Datasets not loading correctly unless `--in-memory` specified. #4

Closed mlweilert closed 5 years ago

mlweilert commented 5 years ago

When training BPNet, if you (1) do not specify --in-memory and also (2) have a --config input that is different from the bpnet9 premade config file, the data does not load properly and the process freezes right before training the model. Everything loads correctly until that point. All CPU and GPU usage also crashes.

Avsecz commented 5 years ago

Hm. That's strange. It could be that one of the processes crashed. Does it happen even if you set num-workers to 1? Could you try installing pytorch?

mlweilert commented 5 years ago

Good call! Setting it to num-workers = 1 fixed it! Any idea why?

Avsecz commented 5 years ago

Somehow the parallel workers got stuck. Do you have pytorch installed or not?

mlweilert commented 5 years ago

Yes, version 1.2.0, build py3.6_cuda10.0.130_cudnn7.6.2_0. Should I try updating it?

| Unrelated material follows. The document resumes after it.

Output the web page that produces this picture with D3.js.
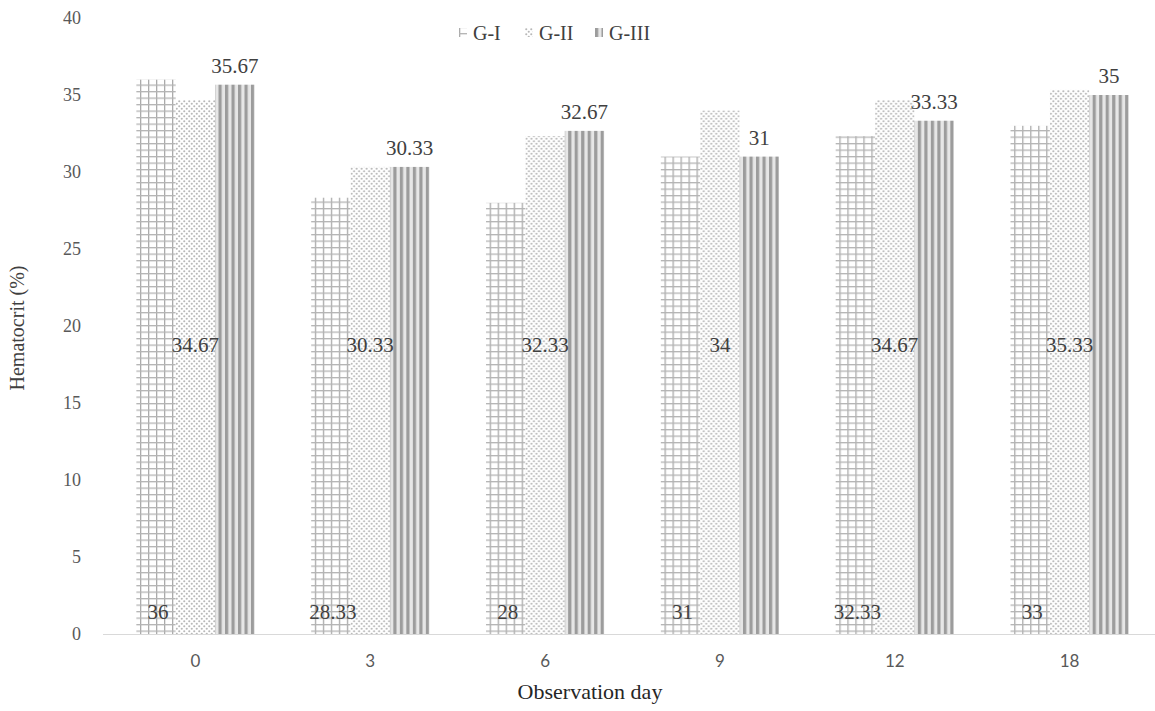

Avsecz commented 5 years ago

You could try removing pytorch from the environment and then a numpy version of it will be used. It's due to the following data-loader issue in pytorch: https://github.com/pytorch/pytorch/issues/1355

mlweilert commented 5 years ago

I uninstalled pytorch from the environment and it worked nicely. Thanks for helping me trace the issue! I will make sure to set up the environment based on these discussions in the AWS AMI. After the AMI is created, I'll push a change to the README.md to the public link to the AMI.